WASHINGTON – Gross domestic product increased at a 3.5% annual rate from July through September as consumer spending drove economic growth to its highest rate in more than two years, the Commerce Department reported today.
Consumer spending, which accounts for about 70% of GDP, increased 3.4% at an annual pace, the largest increase since the first quarter of 2007. Consumption of durable goods jumped at a 22.3% annual rate, the largest increase since the fourth quarter of 2001, aided in part by the “cash for clunkers” program, the report showed. Motor vehicle output added 1.66 percentage points to the GDP.
Core personal consumption expenditures, which exclude food and energy prices and is the Federal Reserve’s preferred measure of inflation, increased 1.4% in the third quarter, after a 2.0% gain in the second quarter.
Economists polled by Thomson Reuters expected GDP to increase 3.2% at an annual rate and for the core PCE index to be 1.4%, according to the median estimate.
GDP fell for four consecutive quarters from July 2008 through August 2009, the longest stretch of quarterly GDP contraction since records began in 1947. In the second quarter, GDP contracted at a 0.7% annual rate.
The report showed a strengthening housing sector. Real residential fixed investment contributed to GDP growth for the first time since the fourth quarter of 2005 and increased 23.4% at an annual rate, the largest increase since the second quarter of 1986, after falling 23.3% in the second quarter. Nonresidential fixed investment decreased at a 2.5% annual rate, the fifth straight decline.
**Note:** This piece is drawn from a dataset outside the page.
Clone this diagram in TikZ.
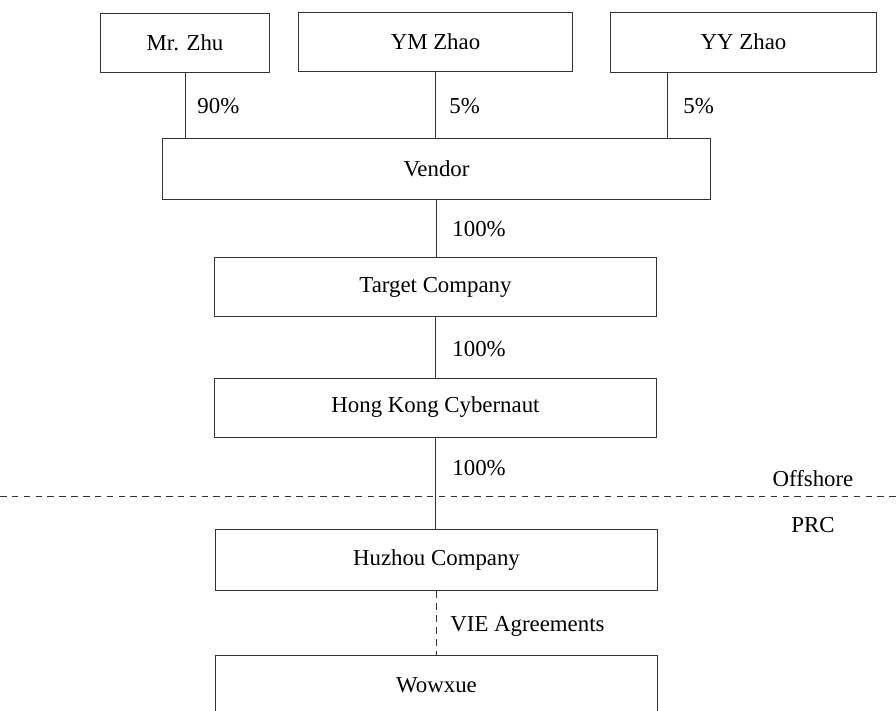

The trade gap between exports and imports widened to $348.3 billion at an annual pace. Net exports of goods and services subtracted from GDP for the first time since the first quarter of 2007. Real exports increased 14.7% at an annual rate and imports increased 16.4%. Both exports and imports fell in the second quarter.
Government consumption and investment increased 2.3% at an annual rate. Federal spending increased 7.9% and state and local spending decreased 1.1%.
Real private inventories added 0.94 percentage point to GDP after subtracting 1.42 percentage points in the second quarter.